Now it’s time to search for common numbers. If, as we hope, the same crew committed all the crimes and they used their phones during the different crimes then there should be numbers that have non-zero values in more than one column. In order to more easily identify the numbers use the filter drop down on the first location column (123 Main Street in the example) and deselect the (Blank) option. This should shrink the list considerably. Now, do the same thing on the second column be deselecting the (Blank) option. Any phone numbers that remain were used in both locations during the incidents.


By re-selecting (Blank) for the second column and de-selecting (Blank) in the third column you can check for common numbers between the first and third locations as well. And finally, by re-selecting (Blank) in all the columns and then de-selecting it for two and three you can find common numbers for those two addresses. You only need to do those three combinations as all other combinations (e.g. three then two, three then one, etc) are just reversals of what’s already been done and you’ll get the same results.

By noting down what numbers are common and then applying a filter to the original super sheet that maintained the called/calling split it is possible to find the carrier. You can then examine the original carrier documents to get more details and provide your detectives with a list of numbers they can follow up on.

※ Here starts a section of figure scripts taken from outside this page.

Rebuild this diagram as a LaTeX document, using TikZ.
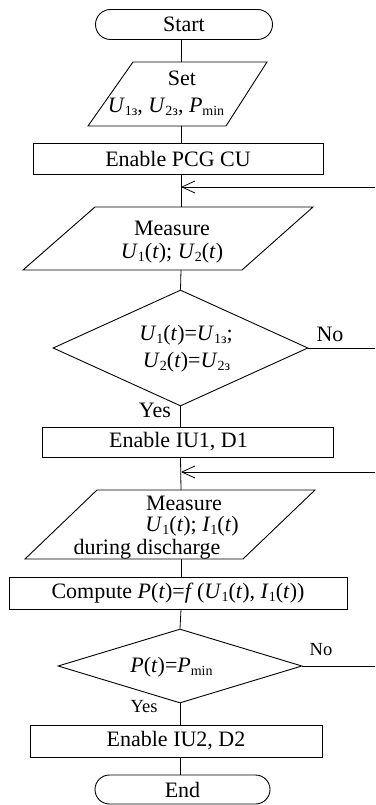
\documentclass[tikz,border=0pt]{standalone}
\usepackage{fontspec}
\setmainfont{Liberation Serif}
\usetikzlibrary{arrows.meta,shapes.misc,shapes.geometric}
\newcommand\lo[1]{\raisebox{-0.3ex}{\fontsize{14}{14}\selectfont #1}}
\newcommand\iv[1]{\textit{#1}}
\begin{document}
\begin{tikzpicture}[x=1pt,y=-1pt,line width=0.9pt,
  txt/.style={font=\fontsize{22}{26}\selectfont,inner sep=0pt,align=center},
  sml/.style={font=\fontsize{18.5}{22}\selectfont,inner sep=0pt},
  term/.style={rounded rectangle,draw,txt,minimum width=177pt,minimum height=30pt},
  box/.style={rectangle,draw,txt,minimum height=31pt},
  dia/.style={diamond,draw,inner sep=0pt},
  con/.style={line width=0.8pt},
  back/.style={line width=0.8pt,-{Straight Barb[length=13pt,width=12pt,line width=0.8pt]}}]
\useasboundingbox (0,0) rectangle (375,805);

% terminals and boxes
\node[term] (start) at (184,24.5) {Start};
\node[box,minimum width=290pt] (pcg) at (178,158.5) {Enable PCG CU};
\node[box,minimum width=291pt,minimum height=30pt] (iu1) at (187.5,442) {};
\node[txt] (iu1t) at (178.5,442) {Enable IU1, D1};
\node[box,minimum width=338pt,minimum height=32pt] (comp) at (178,593) {Compute \iv{P}(\iv{t})=\iv{f}\,(\iv{U}\lo{1}(\iv{t}), \iv{I}\lo{1}(\iv{t}))};
\node[box,minimum width=292pt,minimum height=32pt] (iu2) at (176,741) {Enable IU2, D2};
\node[term,minimum width=175pt,minimum height=29pt] (end) at (182.5,789.5) {End};

% parallelograms
\draw (133,62) coordinate (set-t) -- (267,62) -- (226,126) -- (88,126) -- cycle;
\coordinate (set-in) at (181,62);
\coordinate (set-out) at (181,126);
\node[txt] (set1) at (182,78) {Set};
\node[txt] (set2) at (166,107) {\iv{U}\lo{1з}, \iv{U}\lo{2з}, \iv{P}\lo{min}};

\draw (95,207) -- (313,207) -- (242,270) -- (23,270) -- cycle;
\coordinate (m1-in) at (181,207);
\coordinate (m1-out) at (181,270);
\node[txt] (m1a) at (172,228) {Measure};
\node[txt] (m1b) at (172,253) {\iv{U}\lo{1}(\iv{t}); \iv{U}\lo{2}(\iv{t})};

\draw (97,490) -- (315,490) -- (243,559) -- (25,559) -- cycle;
\coordinate (m2-in) at (181,490);
\coordinate (m2-out) at (181,559);
\node[txt] (m2a) at (184,503) {Measure};
\node[txt] (m2b) at (192,526) {\iv{U}\lo{1}(\iv{t}); \iv{I}\lo{1}(\iv{t})};
\node[txt] (m2c) at (147,549.5) {during discharge};

% decisions
\node[dia,minimum width=255pt,minimum height=116pt] (d1) at (180.5,348) {};
\node[txt] (d1a) at (186,335) {\iv{U}\lo{1}(\iv{t})=\iv{U}\lo{1з};};
\node[txt] (d1b) at (186.5,362) {\iv{U}\lo{2}(\iv{t})=\iv{U}\lo{2з}};
\node[dia,minimum width=244pt,minimum height=74pt] (d2) at (180,666) {};
\node[txt] (d2a) at (171.5,667) {\iv{P}(\iv{t})=\iv{P}\lo{min}};

% labels
\node[txt] (no1) at (330,334) {No};
\node[txt] (yes1) at (155,410) {Yes};
\node[sml] (no2) at (321,650) {No};
\node[sml] (yes2) at (144,707) {Yes};

% loop-back entry points
\coordinate (r1) at (375,187);
\coordinate (a1) at (181,187);
\coordinate (r2) at (375,472);
\coordinate (a2) at (181,472);
\coordinate (r3) at (375,348);
\coordinate (r4) at (375,666);

% connectors
\draw[con] (start.south -| set-in) -- (set-in);
\draw[con] (set-out) -- (set-out |- pcg.north);
\draw[con] (set-out |- pcg.south) -- (m1-in);
\draw[back] (r1) -- (a1);
\draw[con] (m1-out) -- (d1.north);
\draw[con] (d1.south) -- (d1.south |- iu1.north);
\draw[con] (d1.east) -- (r3);
\draw[con] (d1.south |- iu1.south) -- (m2-in);
\draw[back] (r2) -- (a2);
\draw[con] (m2-out) -- (m2-out |- comp.north);
\draw[con] (m2-out |- comp.south) -- (d2.north);
\draw[con] (d2.east) -- (r4);
\draw[con] (d2.south) -- (d2.south |- iu2.north);
\draw[con] (d2.south |- iu2.south) -- (d2.south |- end.north);
\end{tikzpicture}
\end{document}
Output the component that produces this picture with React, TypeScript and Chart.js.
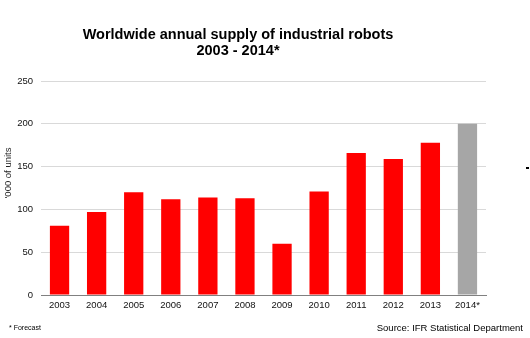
import React, { useEffect, useRef } from "react";
import { Chart, registerables } from "chart.js";

Chart.register(...registerables);

const categories = ["2003", "2004", "2005", "2006", "2007", "2008", "2009", "2010", "2011", "2012", "2013", "2014*"];
const supplyThousands = [81, 97, 120, 112, 114, 113, 60, 121, 166, 159, 178, 200];
const barColors = ["#FF0000", "#FF0000", "#FF0000", "#FF0000", "#FF0000", "#FF0000", "#FF0000", "#FF0000", "#FF0000", "#FF0000", "#FF0000", "#A6A6A6"];
const yTicks = [0, 50, 100, 150, 200, 250];
const titleLines = ["Worldwide annual supply of industrial robots", "2003 - 2014*"];
const yAxisTitle = "'000 of units";
const footnote = "* Forecast";
const sourceNote = "Source: IFR Statistical Department";

const FONT = "'Liberation Sans', Arial, sans-serif";

const annotations = {
  id: "annotations",
  afterDraw(chart: any) {
    const ctx = chart.ctx;
    ctx.save();
    ctx.fillStyle = "#000";
    ctx.textAlign = "center";
    ctx.textBaseline = "middle";
    ctx.font = `bold 14.5px ${FONT}`;
    ctx.fillText(titleLines[0], 238, 35);
    ctx.fillText(titleLines[1], 238, 51);

    ctx.font = `9.5px ${FONT}`;
    ctx.fillStyle = "#222";
    ctx.translate(8, 173);
    ctx.rotate(-Math.PI / 2);
    ctx.fillText(yAxisTitle, 0, 0);
    ctx.setTransform(1, 0, 0, 1, 0, 0);

    ctx.textAlign = "left";
    ctx.font = `7px ${FONT}`;
    ctx.fillStyle = "#000";
    ctx.fillText(footnote, 9, 328);

    ctx.textAlign = "right";
    ctx.font = `9.5px ${FONT}`;
    ctx.fillText(sourceNote, 523, 328);

    ctx.fillStyle = "#000";
    ctx.fillRect(526, 167, 3, 2);
    ctx.restore();
  },
};

export default function App() {
  const canvasRef = useRef<HTMLCanvasElement | null>(null);

  useEffect(() => {
    document.body.style.margin = "0";
    const canvas = canvasRef.current;
    if (!canvas) return;
    const chart = new Chart(canvas, {
      type: "bar",
      data: {
        labels: categories,
        datasets: [
          {
            data: supplyThousands,
            backgroundColor: barColors,
            borderWidth: 0,
            barPercentage: 0.52,
            categoryPercentage: 1,
          },
        ],
      },
      options: {
        animation: false,
        responsive: false,
        devicePixelRatio: 1,
        layout: { padding: { top: 81, right: 44, left: 0, bottom: 0 } },
        plugins: {
          legend: { display: false },
          title: { display: false },
          tooltip: { enabled: false },
        },
        scales: {
          x: {
            grid: { display: false, drawTicks: false },
            border: { display: true, color: "#808080", width: 1 },
            ticks: {
              color: "#111",
              font: { family: FONT, size: 9.5 },
              padding: 5,
              maxRotation: 0,
              autoSkip: false,
            },
            afterFit: (scale: any) => {
              scale.height = 43;
            },
          },
          y: {
            min: 0,
            max: 250,
            afterBuildTicks: (scale: any) => {
              scale.ticks = yTicks.map((v) => ({ value: v }));
            },
            grid: { color: "#D9D9D9", drawTicks: false, lineWidth: 1 },
            border: { display: false },
            ticks: {
              color: "#111",
              font: { family: FONT, size: 9.5 },
              padding: 8,
            },
            afterFit: (scale: any) => {
              scale.width = 41;
            },
          },
        },
      },
      plugins: [annotations],
    });
    return () => chart.destroy();
  }, []);

  return (
    <div style={{ width: 530, height: 338 }}>
      <canvas ref={canvasRef} width={530} height={338} style={{ display: "block" }} />
    </div>
  );
}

One note, try googling the common numbers that you find before you send them off to your detectives. Often common numbers are things like the carrier’s voice mail number or a public service phone number for the municipality. The good thing is that if the number is one that the general public might use it will likely be heavily promoted on websites and show up near the top of search results. By pre-identifying common numbers you can save your detectives the potential embarrassment of asking a carrier for details on their voice mail service.